Yani bu, aslında yeni bir çözüm süreci değil; daha çok, çözüm süreci izlenimi yaratılarak dar kapsamlı bir güvenlik eksenli söylemin sürdürülmesi anlamına geliyor. Nitekim, DEM Parti ve CHP bu yapıya tam anlamıyla rıza göstermiş değil. Komisyonun, çözümün değil, bir tür oyalanmanın zemini olması ihtimali, giderek güç kazanıyor.

Komisyonun vekil dağılımı da iktidarın ağırlığını hissettiriyor. AK Parti’ye 21, CHP’ye 10 vekil hakkı verilirken; MHP ve DEM Parti’ye 4’er, İYİ Parti ve Yeni Yol Partisi’ne ise 3’er vekil düşüyor. Meclis’te grubu bulunmayan partilere birer temsilcilik verilmiş. Ancak bu dağılım da yeterince kapsayıcı değil.

Meclis dışı aktörlerin –akademisyenler, sivil toplum örgütleri, kanaat önderleri– sürece dâhil edilmediği bir yapıdan yeterince katılımcı, şeffaf ve çoğulcu olamaz.

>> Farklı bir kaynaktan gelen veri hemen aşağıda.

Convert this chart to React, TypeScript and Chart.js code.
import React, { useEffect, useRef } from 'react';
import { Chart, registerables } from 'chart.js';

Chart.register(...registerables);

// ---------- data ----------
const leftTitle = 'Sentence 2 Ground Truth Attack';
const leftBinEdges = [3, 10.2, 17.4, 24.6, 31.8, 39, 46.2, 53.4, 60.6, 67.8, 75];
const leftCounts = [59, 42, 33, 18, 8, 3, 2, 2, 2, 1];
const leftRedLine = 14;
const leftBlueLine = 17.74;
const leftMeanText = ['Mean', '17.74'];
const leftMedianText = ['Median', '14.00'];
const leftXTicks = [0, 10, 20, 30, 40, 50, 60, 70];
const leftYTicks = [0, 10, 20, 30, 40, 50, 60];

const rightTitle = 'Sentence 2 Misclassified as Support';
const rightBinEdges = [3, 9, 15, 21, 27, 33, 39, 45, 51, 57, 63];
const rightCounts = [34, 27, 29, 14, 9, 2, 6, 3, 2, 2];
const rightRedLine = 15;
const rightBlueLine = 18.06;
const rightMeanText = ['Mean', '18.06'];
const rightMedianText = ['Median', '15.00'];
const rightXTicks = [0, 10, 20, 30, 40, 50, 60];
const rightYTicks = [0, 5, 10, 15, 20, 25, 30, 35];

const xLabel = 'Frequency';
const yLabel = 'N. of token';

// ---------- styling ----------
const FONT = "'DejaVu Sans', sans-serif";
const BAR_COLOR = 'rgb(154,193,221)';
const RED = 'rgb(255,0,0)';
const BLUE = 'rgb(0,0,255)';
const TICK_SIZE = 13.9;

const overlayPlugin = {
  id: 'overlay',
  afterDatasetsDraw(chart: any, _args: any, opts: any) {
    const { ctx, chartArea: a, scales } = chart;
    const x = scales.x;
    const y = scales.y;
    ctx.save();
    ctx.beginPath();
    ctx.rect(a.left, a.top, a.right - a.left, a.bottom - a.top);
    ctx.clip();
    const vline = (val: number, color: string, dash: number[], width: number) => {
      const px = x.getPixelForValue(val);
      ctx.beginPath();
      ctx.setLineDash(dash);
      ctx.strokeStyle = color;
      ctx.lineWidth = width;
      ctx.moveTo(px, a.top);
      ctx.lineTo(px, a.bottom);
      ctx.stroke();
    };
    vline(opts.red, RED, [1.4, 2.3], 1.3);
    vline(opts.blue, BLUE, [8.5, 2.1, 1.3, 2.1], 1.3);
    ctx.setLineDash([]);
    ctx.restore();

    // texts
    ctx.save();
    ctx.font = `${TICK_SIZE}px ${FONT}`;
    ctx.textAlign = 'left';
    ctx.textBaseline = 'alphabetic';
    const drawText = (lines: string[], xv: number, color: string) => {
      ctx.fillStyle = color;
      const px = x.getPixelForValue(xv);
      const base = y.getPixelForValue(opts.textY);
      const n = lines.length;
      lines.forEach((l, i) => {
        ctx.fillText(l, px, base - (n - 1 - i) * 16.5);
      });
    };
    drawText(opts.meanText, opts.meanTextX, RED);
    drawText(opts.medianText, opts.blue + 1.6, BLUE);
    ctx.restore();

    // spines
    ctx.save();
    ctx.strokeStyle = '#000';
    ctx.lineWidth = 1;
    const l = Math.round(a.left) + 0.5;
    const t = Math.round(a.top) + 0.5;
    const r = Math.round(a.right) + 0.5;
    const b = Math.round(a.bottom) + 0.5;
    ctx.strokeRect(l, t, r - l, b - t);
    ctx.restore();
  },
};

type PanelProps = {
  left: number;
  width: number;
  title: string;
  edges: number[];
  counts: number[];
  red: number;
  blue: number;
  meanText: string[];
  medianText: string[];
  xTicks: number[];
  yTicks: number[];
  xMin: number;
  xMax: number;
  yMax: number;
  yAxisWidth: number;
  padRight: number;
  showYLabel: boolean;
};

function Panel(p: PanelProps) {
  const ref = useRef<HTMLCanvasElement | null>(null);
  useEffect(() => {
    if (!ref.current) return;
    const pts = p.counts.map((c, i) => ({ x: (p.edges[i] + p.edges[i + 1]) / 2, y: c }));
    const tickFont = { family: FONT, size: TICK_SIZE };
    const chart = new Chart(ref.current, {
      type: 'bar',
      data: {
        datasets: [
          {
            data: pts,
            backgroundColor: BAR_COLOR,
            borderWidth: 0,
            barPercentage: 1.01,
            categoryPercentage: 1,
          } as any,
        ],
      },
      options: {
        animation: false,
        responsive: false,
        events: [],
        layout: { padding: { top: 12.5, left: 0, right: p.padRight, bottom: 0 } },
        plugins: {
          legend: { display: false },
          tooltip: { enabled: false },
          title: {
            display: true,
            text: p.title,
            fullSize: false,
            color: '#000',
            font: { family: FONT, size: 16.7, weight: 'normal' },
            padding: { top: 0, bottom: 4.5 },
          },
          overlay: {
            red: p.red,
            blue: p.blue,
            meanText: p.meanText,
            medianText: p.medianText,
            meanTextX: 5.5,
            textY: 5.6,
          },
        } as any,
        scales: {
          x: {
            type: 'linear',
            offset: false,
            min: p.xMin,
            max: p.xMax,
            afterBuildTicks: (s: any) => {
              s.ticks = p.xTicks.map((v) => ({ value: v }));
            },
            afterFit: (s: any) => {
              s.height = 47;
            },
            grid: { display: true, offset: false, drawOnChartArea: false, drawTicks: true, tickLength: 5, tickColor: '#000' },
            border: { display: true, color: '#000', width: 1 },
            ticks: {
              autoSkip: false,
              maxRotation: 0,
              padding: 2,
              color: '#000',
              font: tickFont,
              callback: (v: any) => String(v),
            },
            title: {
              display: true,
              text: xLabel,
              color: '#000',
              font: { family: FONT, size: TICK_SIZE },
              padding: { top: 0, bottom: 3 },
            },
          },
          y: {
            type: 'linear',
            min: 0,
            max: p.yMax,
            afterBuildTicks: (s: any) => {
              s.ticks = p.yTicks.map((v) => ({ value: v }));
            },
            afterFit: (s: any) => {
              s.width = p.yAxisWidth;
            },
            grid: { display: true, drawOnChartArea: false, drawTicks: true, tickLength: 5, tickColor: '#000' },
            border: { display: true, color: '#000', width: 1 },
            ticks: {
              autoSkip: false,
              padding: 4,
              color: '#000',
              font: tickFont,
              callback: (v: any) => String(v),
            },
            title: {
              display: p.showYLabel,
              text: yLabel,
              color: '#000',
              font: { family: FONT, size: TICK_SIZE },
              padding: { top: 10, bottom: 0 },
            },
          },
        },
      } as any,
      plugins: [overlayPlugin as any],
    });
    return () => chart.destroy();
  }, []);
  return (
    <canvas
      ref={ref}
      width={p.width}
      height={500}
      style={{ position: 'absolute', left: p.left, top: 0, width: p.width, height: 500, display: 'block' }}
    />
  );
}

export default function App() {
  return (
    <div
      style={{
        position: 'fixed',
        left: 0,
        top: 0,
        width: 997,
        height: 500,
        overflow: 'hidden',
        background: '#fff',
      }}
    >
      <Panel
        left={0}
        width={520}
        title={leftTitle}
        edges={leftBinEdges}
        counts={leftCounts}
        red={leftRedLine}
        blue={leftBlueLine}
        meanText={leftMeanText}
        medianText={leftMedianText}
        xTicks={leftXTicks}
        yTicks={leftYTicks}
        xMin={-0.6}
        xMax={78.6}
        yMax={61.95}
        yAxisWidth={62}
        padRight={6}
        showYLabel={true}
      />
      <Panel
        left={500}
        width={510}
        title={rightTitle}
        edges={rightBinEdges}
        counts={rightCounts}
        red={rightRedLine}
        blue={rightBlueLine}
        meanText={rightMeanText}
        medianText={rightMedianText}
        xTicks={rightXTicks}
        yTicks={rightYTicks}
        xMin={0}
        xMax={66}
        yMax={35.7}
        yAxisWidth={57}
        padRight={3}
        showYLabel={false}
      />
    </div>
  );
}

Ya da komisyonda Cumhur İttifakı partilerin oylarıyla alınacak kararlar sürecin toplumsal meşruiyeti zayıf kalacaktır. Buna cevaz veren yapıda bir komisyon sürecin ruhuna uygun düşmediği gibi sürecin toplumsal ihtiyaçlarına da   yanıt verilemez.

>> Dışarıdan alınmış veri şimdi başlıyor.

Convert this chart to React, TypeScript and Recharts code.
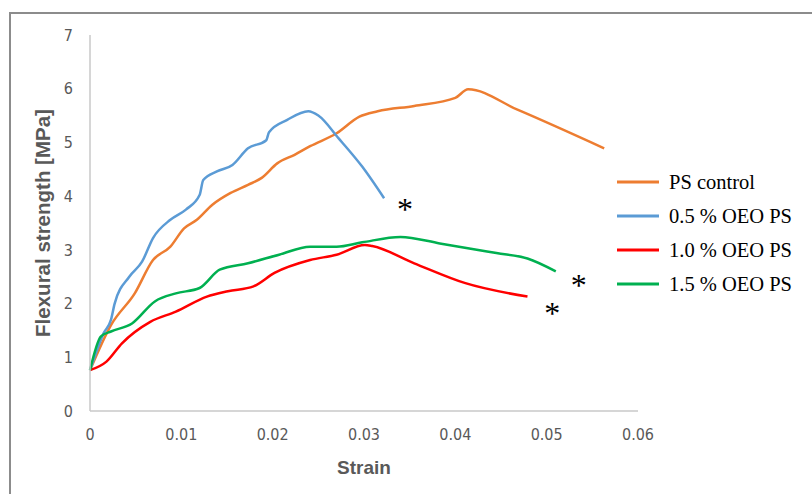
import React from 'react';
import {
  LineChart,
  Line,
  XAxis,
  YAxis,
  Legend,
  ReferenceDot,
} from 'recharts';

const STRAIN_TICKS = [0, 0.01, 0.02, 0.03, 0.04, 0.05, 0.06];
const STRENGTH_TICKS = [0, 1, 2, 3, 4, 5, 6, 7];

const controlStrain = [0, 0.0023, 0.0049, 0.0069, 0.0088, 0.0103, 0.0117, 0.0134, 0.0154, 0.0173, 0.0188, 0.0205, 0.0224, 0.0241, 0.027, 0.0295, 0.0315, 0.0355, 0.04, 0.0414, 0.0468, 0.0563];
const controlStress = [0.76, 1.6, 2.19, 2.81, 3.06, 3.4, 3.56, 3.84, 4.06, 4.21, 4.34, 4.61, 4.77, 4.93, 5.17, 5.48, 5.58, 5.68, 5.83, 5.99, 5.61, 4.89];

const oeo05Strain = [0, 0.0015, 0.0023, 0.0027, 0.0043, 0.0057, 0.0069, 0.0088, 0.0105, 0.012, 0.0124, 0.0139, 0.0156, 0.0173, 0.0193, 0.0196, 0.0216, 0.0239, 0.025, 0.0272, 0.0298, 0.0322];
const oeo05Stress = [0.76, 1.45, 1.7, 2.0, 2.5, 2.78, 3.22, 3.56, 3.75, 4.02, 4.3, 4.46, 4.58, 4.89, 5.04, 5.19, 5.42, 5.58, 5.5, 5.08, 4.55, 3.96];

const oeo10Strain = [0, 0.0018, 0.0035, 0.0066, 0.0094, 0.0128, 0.0151, 0.0179, 0.0202, 0.0241, 0.027, 0.0301, 0.0309, 0.0355, 0.0411, 0.0479];
const oeo10Stress = [0.76, 0.92, 1.26, 1.66, 1.85, 2.13, 2.23, 2.32, 2.57, 2.81, 2.91, 3.09, 3.07, 2.75, 2.38, 2.13];

const oeo15Strain = [0, 0.0012, 0.0023, 0.0046, 0.0071, 0.0094, 0.012, 0.0142, 0.0173, 0.0207, 0.0241, 0.027, 0.0298, 0.034, 0.0383, 0.0445, 0.0479, 0.051];
const oeo15Stress = [0.76, 1.39, 1.48, 1.63, 2.04, 2.19, 2.29, 2.63, 2.75, 2.91, 3.06, 3.06, 3.14, 3.24, 3.12, 2.94, 2.84, 2.6];

// significance marks placed next to the curve ends
const markStrain = [0.0345, 0.0535, 0.0506];
const markStress = [3.8, 2.38, 1.86];

const toRows = (xs: number[], ys: number[]) => xs.map((x, i) => ({ x, y: ys[i] }));

const SERIES = [
  { name: 'PS control', color: '#ED7D31', data: toRows(controlStrain, controlStress) },
  { name: '0.5 % OEO PS', color: '#5B9BD5', data: toRows(oeo05Strain, oeo05Stress) },
  { name: '1.0 % OEO PS', color: '#FF0000', data: toRows(oeo10Strain, oeo10Stress) },
  { name: '1.5 % OEO PS', color: '#00B050', data: toRows(oeo15Strain, oeo15Stress) },
];

const TICK_FONT = "'Liberation Sans Narrow', 'DejaVu Sans Condensed', Arial, sans-serif";
const TITLE_FONT = "'Liberation Sans', Arial, sans-serif";

function LegendBox() {
  return (
    <div style={{ fontFamily: "'Liberation Serif', 'Times New Roman', serif", fontSize: 20.5, color: '#000' }}>
      {SERIES.map((s) => (
        <div key={s.name} style={{ display: 'flex', alignItems: 'center', height: 34 }}>
          <svg width={42} height={6} style={{ marginRight: 10 }}>
            <line x1={0} y1={3} x2={42} y2={3} stroke={s.color} strokeWidth={3} />
          </svg>
          <span>{s.name}</span>
        </div>
      ))}
    </div>
  );
}

const Asterisk = (props: any) => (
  <text x={props.cx} y={props.cy + 13} textAnchor="middle" fontSize={32} fontFamily="'Liberation Serif', serif" fill="#000">
    *
  </text>
);

export default function App() {
  return (
    <div style={{ position: 'absolute', left: 0, top: 0, width: 812, height: 494, background: '#fff', overflow: 'hidden' }}>
      <div style={{ position: 'absolute', left: 9, top: 12, width: 900, height: 600, border: '2px solid #8c8c8c' }} />
      <div style={{ position: 'absolute', left: 0, top: 0 }}>
        <LineChart width={812} height={494} margin={{ top: 35, right: 174, bottom: 13, left: 30 }}>
          <XAxis
            type="number"
            dataKey="x"
            domain={[0, 0.06]}
            ticks={STRAIN_TICKS}
            tickLine={false}
            tickSize={6}
            tickMargin={12}
            height={70}
            axisLine={{ stroke: '#c8c8c8', strokeWidth: 1.5 }}
            tick={{ fill: '#595959', fontSize: 16, fontFamily: TICK_FONT }}
            label={{
              value: 'Strain',
              position: 'insideBottom',
              offset: 7,
              style: { fill: '#595959', fontSize: 19, fontWeight: 700, fontFamily: TITLE_FONT },
            }}
          />
          <YAxis
            type="number"
            dataKey="y"
            domain={[0, 7]}
            ticks={STRENGTH_TICKS}
            tickLine={false}
            tickSize={6}
            tickMargin={11}
            width={60}
            axisLine={{ stroke: '#c8c8c8', strokeWidth: 1.5 }}
            tick={{ fill: '#595959', fontSize: 16, fontFamily: TICK_FONT }}
            label={{
              value: 'Flexural strength [MPa]',
              angle: -90,
              position: 'insideLeft',
              offset: 13,
              style: { textAnchor: 'middle', fill: '#595959', fontSize: 20.5, fontWeight: 700, fontFamily: TITLE_FONT },
            }}
          />
          <Legend
            layout="vertical"
            align="center"
            verticalAlign="middle"
            content={() => <LegendBox />}
            wrapperStyle={{ left: 617, top: 165, width: 195 }}
          />
          {SERIES.map((s) => (
            <Line
              key={s.name}
              name={s.name}
              data={s.data}
              dataKey="y"
              type="monotone"
              stroke={s.color}
              strokeWidth={2.5}
              dot={false}
              activeDot={false}
              isAnimationActive={false}
            />
          ))}
          {markStrain.map((x, i) => (
            <ReferenceDot key={i} x={x} y={markStress[i]} r={0} shape={Asterisk} />
          ))}
        </LineChart>
      </div>
    </div>
  );
}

Türkiye geçmişte de benzer süreçler yaşadı. Ancak her defasında en büyük sorun, sürecin yasal dayanağının olmaması, yürütmenin tek elden ve kapalı biçimde yapılması, muhataplık meselesinin çözülmemesi oldu. Bugün yaşananlar, geçmişin başarısızlıklarında rol oynayan tüm eksiklerin yeniden üretildiğini düşündürüyor.

Üstelik bu süreç, “komisyona bir isim vererek” şekillendirilmeye çalışılıyor. “Terörsüz Türkiye Komisyonu” gibi bir tanım, hem meseleyi sadece güvenlik parantezine sıkıştırıyor hem de tarafsızlık ilkesini zedeliyor. Bu durum, sürece katkı sunmak isteyen kesimlerdeki tereddütleri artırmaktan başka bir işe yaramıyor.

Toplumda, özellikle Kürt meselesine duyarlı insanlı olmak üzere hayli geniş bir kesimde, iktidara yönelik derin bir güven sorunu var. Bu sadece geçmiş deneyimlerin yarattığı bir travmadan kaynaklanmıyor. Aynı zamanda yeni sürecin neredeyse dokuz aydır gereksiz bir gizlilikle ve kapalı devre yürütülmesi, bu güveni daha da aşındırıyor.

Bu süreçte beklenti, en azından komisyonun kuruluşunda bu güven krizinin aşılmasına yönelik yapıcı adımlar atılmasıydı. Ancak görülen o ki, bu beklenti de boşa çıkıyor.

Meclis Başkanı Numan Kurtulmuş’un hafta sonu Çanakkale’de yaptığı konuşma, komisyonun kısa süreli olacağını ve “Terörsüz Türkiye” hedefiyle çalışacağını vurguladı. Bu açıklama, Cumhur İttifakı’nın sürece dair rotasını çoktan çizdiğini, diğer siyasi aktörlerin ise bu rotaya sadece uymalarının beklendiğini gösteriyor.

Kapsayıcı olmayan, yasaya dayanmayan, toplumsal meşruiyeti inşa etmeyen, tek taraflı bir komisyonla barışa, çözüm sürecine ya da demokratikleşmeye dair gerçek bir adım atılması oldukça zor olacak bir şeydir.

Dünyada başarısız örneklerin ortak özelliği, işte tam da bu yanlış tasarım. Türkiye yine aynı hataları tekrarlıyor gibi. Ve galiba yine dağ fare doğuracak.